🤖 AI Summary
Multimodal large language models (MLLMs) often inadvertently memorize sensitive information—such as personally identifiable data or harmful content—during training, and multimodal prompts can be exploited by adversaries to extract such knowledge. Yet, systematic evaluation of multimodal forgetting remains absent.
Method: We introduce UnLOK-VQA, the first benchmark for targeted sensitive-knowledge forgetting in MLLMs, built upon high-quality, human-curated image–text pairs. We design both white-box and black-box multimodal extraction attacks and propose a white-box forgetting method grounded in hidden-state interpretability.

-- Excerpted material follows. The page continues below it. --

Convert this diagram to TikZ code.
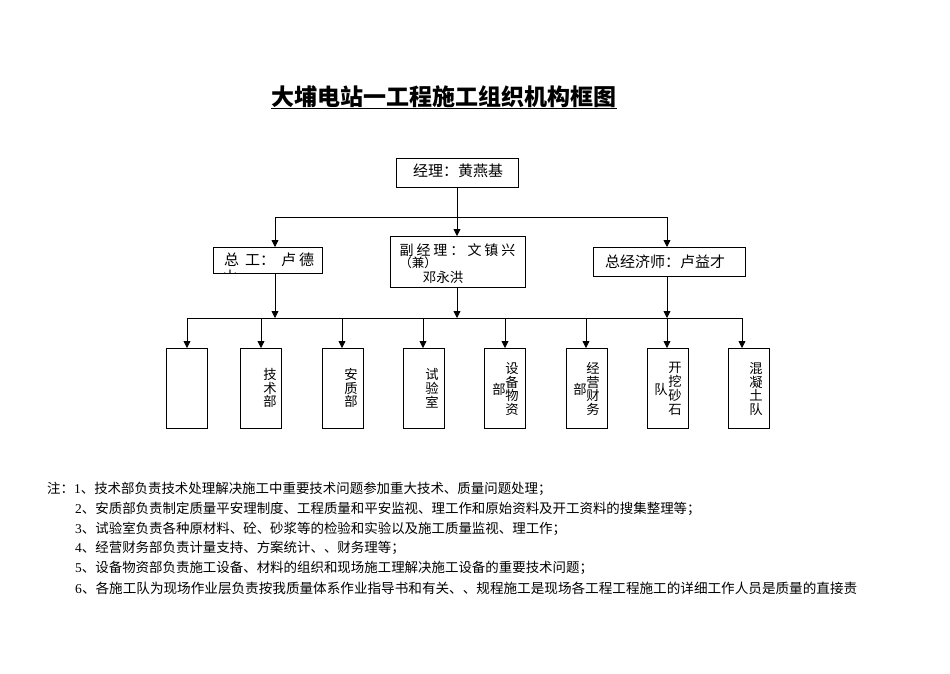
\documentclass[tikz,border=0pt]{standalone}
\usepackage{fontspec}
\setmainfont{Liberation Serif}
\newfontfamily\cjk{Noto Sans CJK SC}
\usetikzlibrary{arrows.meta}
\begin{document}
\begin{tikzpicture}[x=1pt,y=-1pt]
\tikzset{
 ln/.style={line width=0.8pt},
 arr/.style={ln,-{Triangle[width=7pt,length=7pt]}},
 bx/.style={draw,line width=0.8pt,inner sep=0pt,outer sep=0pt},
 txt/.style={font=\cjk\fontsize{15}{18}\selectfont,inner sep=0pt},
 vtxt/.style={font=\cjk\fontsize{13.3}{13.8}\selectfont,inner sep=0pt,align=center},
 note/.style={font=\cjk\fontsize{13.45}{16}\selectfont,inner sep=0pt,anchor=west},
 notesix/.style={font=\cjk\fontsize{13.6}{16}\selectfont,inner sep=0pt,anchor=west},
 ttl/.style={font=\cjk\bfseries\fontsize{23}{26}\selectfont,inner sep=0pt},
}
\useasboundingbox[fill=white] (0,0) rectangle (950,673);

% title
\node[ttl] (title) at (444,97) {大埔电站一工程施工组织机构框图};
\draw[line width=1.3pt] (title.south west) -- (title.south east);

% top level boxes
\node[bx,minimum width=122pt,minimum height=29pt] (mgr) at (457,172.5) {};
\node[txt] (mgrt) at (458,171) {经理：黄燕基};

\node[bx,minimum width=109pt,minimum height=26pt] (zg) at (267.5,260) {};
\node[txt] (zgt) at (269,260) {总\hspace{6pt}工：\hspace{6pt}卢\hspace{3pt}德};
\begin{scope}
 \clip (zg.south west) rectangle (zg.north east);
 \node[txt] (zgx) at (230,277) {山};
\end{scope}

\node[bx,minimum width=135pt,minimum height=51pt] (fjl) at (457.5,261.5) {};
\node[font=\cjk\fontsize{14}{16}\selectfont,inner sep=0pt] (fjl1) at (457.5,250)
 {副\hspace{3pt}经\hspace{3pt}理\hspace{3pt}：\hspace{3pt}文\hspace{3pt}镇\hspace{3pt}兴};
\node[font=\cjk\fontsize{12.5}{14}\selectfont,inner sep=0pt] (fjl2) at (418,263) {（兼）};
\node[font=\cjk\fontsize{13.5}{15}\selectfont,inner sep=0pt] (fjl3) at (443,277) {邓永洪};

\node[bx,minimum width=152pt,minimum height=29pt] (zjjs) at (669,261.5) {};
\node[txt] (zjjst) at (665,262) {总经济师：卢益才};

% upper connectors
\coordinate (jl) at (275,217);
\coordinate (jr) at (667,217);
\draw[ln] (jl) -- (jr);
\draw[arr] (mgr.south) -- (mgr.south |- fjl.north);
\draw[arr] (jl) -- (jl |- zg.north);
\draw[arr] (jr) -- (jr |- zjjs.north);

% bottom boxes
\foreach \i/\x in {1/187,2/260.5,3/342.5,4/423.5,5/504.5,6/586.5,7/667.5,8/749}{
  \node[bx,minimum width=41pt,minimum height=80pt] (b\i) at (\x,388) {};
}

% bus
\coordinate (k1) at (187,318);
\coordinate (k2) at (261,318);
\coordinate (k3) at (342,318);
\coordinate (k4) at (423,318);
\coordinate (k5) at (505,318);
\coordinate (k6) at (586,318);
\coordinate (k7) at (667,318);
\coordinate (k8) at (742,318);
\draw[ln] (k1) -- (k8);
\draw[arr] (jl |- zg.south) -- (jl |- k1);
\draw[arr] (mgr.south |- fjl.south) -- (mgr.south |- k1);
\draw[arr] (jr |- zjjs.south) -- (jr |- k1);
\foreach \i in {1,...,8}{
  \draw[arr] (k\i) -- (k\i |- b\i.north);
}

% vertical texts
\node[vtxt] (t2) at (270,388) {技\\术\\部};
\node[vtxt] (t3) at (351,388) {安\\质\\部};
\node[vtxt] (t4) at (432,388) {试\\验\\室};
\node[vtxt] (t5) at (512,389) {设\\备\\物\\资};
\node[vtxt] (t5b) at (499,389) {部};
\node[vtxt] (t6) at (593,389) {经\\营\\财\\务};
\node[vtxt] (t6b) at (580,389) {部};
\node[vtxt] (t7) at (675,389) {开\\挖\\砂\\石};
\node[vtxt] (t7b) at (661,389) {队};
\node[vtxt] (t8) at (756,389) {混\\凝\\土\\队};

% notes
\node[note] (n1) at (47,489) {注：{\rmfamily 1}、技术部负责技术处理解决施工中重要技术问题参加重大技术、质量问题处理；};
\node[note] (n2) at (75,509) {{\rmfamily 2}、安质部负责制定质量平安理制度、工程质量和平安监视、理工作和原始资料及开工资料的搜集整理等；};
\node[note] (n3) at (75,529) {{\rmfamily 3}、试验室负责各种原材料、砼、砂浆等的检验和实验以及施工质量监视、理工作；};
\node[note] (n4) at (75,548) {{\rmfamily 4}、经营财务部负责计量支持、方案统计、、财务理等；};
\node[note] (n5) at (75,568) {{\rmfamily 5}、设备物资部负责施工设备、材料的组织和现场施工理解决施工设备的重要技术问题；};
\node[notesix] (n6) at (75,588) {{\rmfamily 6}、各施工队为现场作业层负责按我质量体系作业指导书和有关、、规程施工是现场各工程工程施工的详细工作人员是质量的直接责};
\end{tikzpicture}
\end{document}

Contribution/Results: We find that erasing answer-related hidden-state representations is the most effective defense, and model scale positively correlates with post-forgetting robustness. Experiments demonstrate that multimodal attacks significantly outperform unimodal ones, establishing a foundational framework for secure forgetting research in MLLMs.
📝 Abstract
LLMs trained on massive datasets may inadvertently acquire sensitive information such as personal details and potentially harmful content. This risk is further heightened in multimodal LLMs as they integrate information from multiple modalities (image and text). Adversaries can exploit this knowledge through multimodal prompts to extract sensitive details. Evaluating how effectively MLLMs can forget such information (targeted unlearning) necessitates the creation of high-quality, well-annotated image-text pairs. While prior work on unlearning has focused on text, multimodal unlearning remains underexplored. To address this gap, we first introduce a multimodal unlearning benchmark, UnLOK-VQA (Unlearning Outside Knowledge VQA), as well as an attack-and-defense framework to evaluate methods for deleting specific multimodal knowledge from MLLMs. We extend a visual question-answering dataset using an automated pipeline that generates varying-proximity samples for testing generalization and specificity, followed by manual filtering for maintaining high quality. We then evaluate six defense objectives against seven attacks (four whitebox, three blackbox), including a novel whitebox method leveraging interpretability of hidden states. Our results show multimodal attacks outperform text- or image-only ones, and that the most effective defense removes answer information from internal model states. Additionally, larger models exhibit greater post-editing robustness, suggesting that scale enhances safety. UnLOK-VQA provides a rigorous benchmark for advancing unlearning in MLLMs.